Carbon plate running shoes have been the most discussed technology in running footwear since Nike’s Vaporfly launched in 2016 and rewrote marathon world records within two years. Every major running brand now produces carbon-plated options, and the marketing language around them has become sufficiently confident that many recreational runners believe carbon plates are simply better — full stop. The reality is more specific and more useful: carbon plate running shoes improve performance in a defined context, fail to deliver that improvement outside it, and wear faster under conditions they weren’t designed for. Understanding what they actually do determines whether one belongs in your training program.

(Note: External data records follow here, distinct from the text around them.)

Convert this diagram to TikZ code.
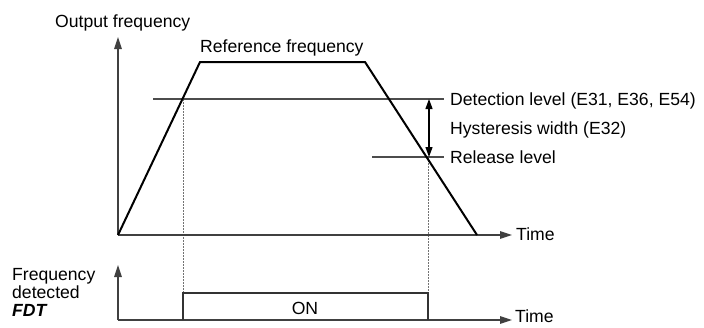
\documentclass[tikz,border=0pt]{standalone}
\usepackage{fontspec}
\setmainfont{Liberation Sans}
\usetikzlibrary{arrows.meta}
\begin{document}
\begin{tikzpicture}[x=1pt,y=-1pt,
  lbl/.style={inner sep=0pt,anchor=base west,font=\fontsize{17.6}{20}\selectfont},
  axis/.style={draw=black!75,line width=1.3pt,-{Triangle[length=12pt,width=7.5pt]}},
  curve/.style={draw=black,line width=2pt,line join=miter},
  level/.style={draw=black!70,line width=1.3pt},
  guide/.style={draw=black!55,line width=1pt,dash pattern=on 1.5pt off 1.5pt},
  pulse/.style={draw=black!80,line width=1.8pt},
  hyst/.style={draw=black,line width=1.2pt,{Triangle[length=10pt,width=7pt]}-{Triangle[length=10pt,width=7pt]}}]
\useasboundingbox (0,0) rectangle (704,327);
% coordinates
\coordinate (o) at (118,235);
\coordinate (ytop) at (118,37);
\coordinate (xend) at (512,235);
\coordinate (t1) at (200,62);
\coordinate (t2) at (365,62);
\coordinate (t3) at (477,235);
\coordinate (dl) at (153,99);
\coordinate (dr) at (444,99);
\coordinate (rl) at (372,157);
\coordinate (rr) at (444,157);
\coordinate (hu) at (429,99);
\coordinate (hd) at (429,157);
\coordinate (c1) at (183,99);
\coordinate (c2) at (428,157);
\coordinate (o2) at (118,320);
\coordinate (ytop2) at (118,265);
\coordinate (xend2) at (512,320);
\coordinate (p1) at (183,320);
\coordinate (p2) at (183,293);
\coordinate (p3) at (428,293);
\coordinate (p4) at (428,320);
% guides
\draw[guide] (c1) -- (p2);
\draw[guide] (c2) -- (p3);
% axes
\draw[axis] (o) -- (ytop);
\draw[axis] (o) -- (xend);
\draw[axis] (o2) -- (ytop2);
\draw[axis] (o2) -- (xend2);
% levels
\draw[level] (dl) -- (dr);
\draw[level] (rl) -- (rr);
\draw[hyst] (hu) -- (hd);
% curve
\draw[curve] (o) -- (t1) -- (t2) -- (t3);
% pulse
\draw[pulse] (p1) -- (p2) -- (p3) -- (p4);
% labels
\node[lbl] (lof) at (55,27) {Output frequency};
\node[lbl] (lrf) at (200,52) {Reference frequency};
\node[lbl] (ldl) at (450,105) {Detection level (E31, E36, E54)};
\node[lbl] (lhw) at (450,134) {Hysteresis width (E32)};
\node[lbl] (lrl) at (450,163) {Release level};
\node[lbl] (lt1) at (516,240) {Time};
\node[lbl] (lt2) at (515,322) {Time};
\node[lbl,anchor=base] (lon) at (305,314) {ON};
\node[lbl] (lf1) at (12,280) {Frequency};
\node[lbl] (lf2) at (12,298) {detected};
\node[lbl] (lf3) at (12,316) {\bfseries\itshape FDT};
\end{tikzpicture}
\end{document}
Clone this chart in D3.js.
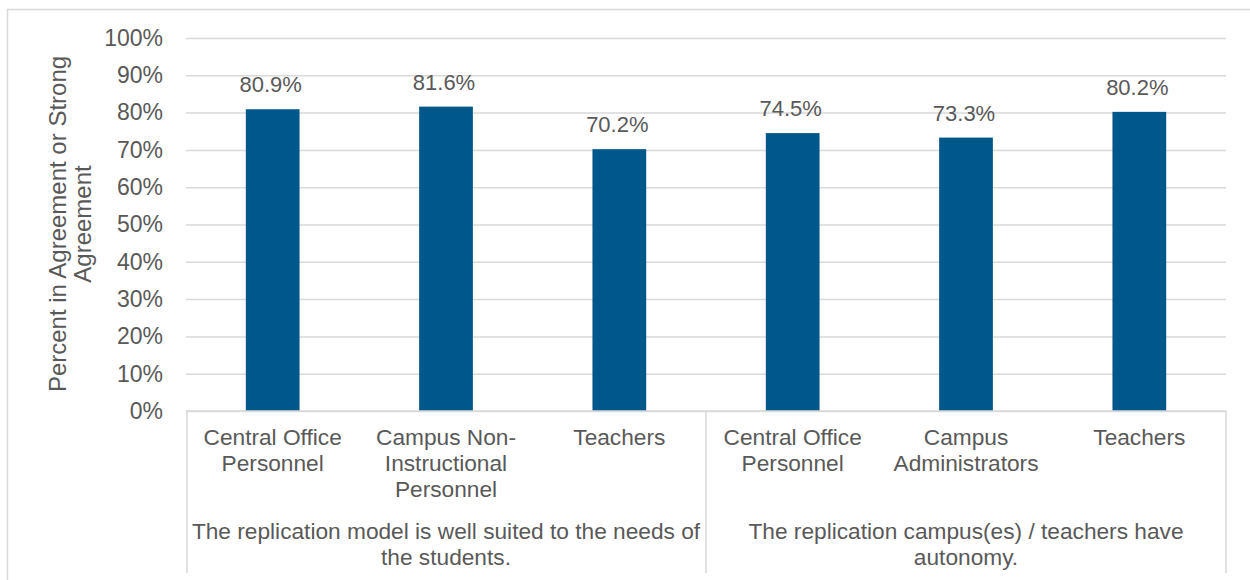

What a Carbon Plate Actually Does
A carbon fiber plate embedded in the midsole doesn’t cushion the foot — that’s the foam’s job. The plate provides two independent mechanical effects that the foam can’t produce alone.
First, the plate creates longitudinal bending stiffness. The forefoot bends less during the push-off phase, which reduces the energy dissipated through metatarsophalangeal joint flexion. Research from the University of Colorado’s running biomechanics lab found that a stiffer forefoot reduces the work the foot’s intrinsic musculature must do at push-off, redirecting that energy into propulsion. This effect is most pronounced at race-effort paces — typically above 6:00/mile — where the propulsive phase is more forceful and the energy dissipation from joint flexion is greater.
Second, the plate works with the curved, high-stack midsole to create a spring-like energy return system. The plate loads under foot pressure, stores energy, and returns it at toe-off — a mechanism that depends on the foam’s energy return characteristics as much as the plate’s stiffness. This is why carbon plates in thin, standard-stack foams don’t produce the same effect as carbon plates in PEBA-based (polyether block amide) foam compounds like Nike’s ZoomX or Saucony’s PWRRUN PB. The plate and foam are a system, not independent components.
The combined effect: research published in the Journal of Sports Sciences shows running economy improvements of approximately 4%, with some studies reporting up to 6% in optimal conditions, compared to conventional running shoes at competitive paces. That translates to roughly 2-4 minutes in a marathon — a significant performance advantage at any level.
Why Carbon Plates Only Help at Race Effort
The approximately 4% economy improvement from carbon plate shoes (with some studies reporting up to 6% in optimal conditions) is pace-dependent in a way that marketing doesn’t emphasize. At easy and moderate training paces (7:30-10:00/mile for most recreational runners), the economy improvement shrinks to 1-2% or disappears entirely. The plate’s energy contribution depends on the force produced at push-off — at lower intensities, the push-off force is lower, the plate loads less completely, and the mechanical return is proportionally smaller.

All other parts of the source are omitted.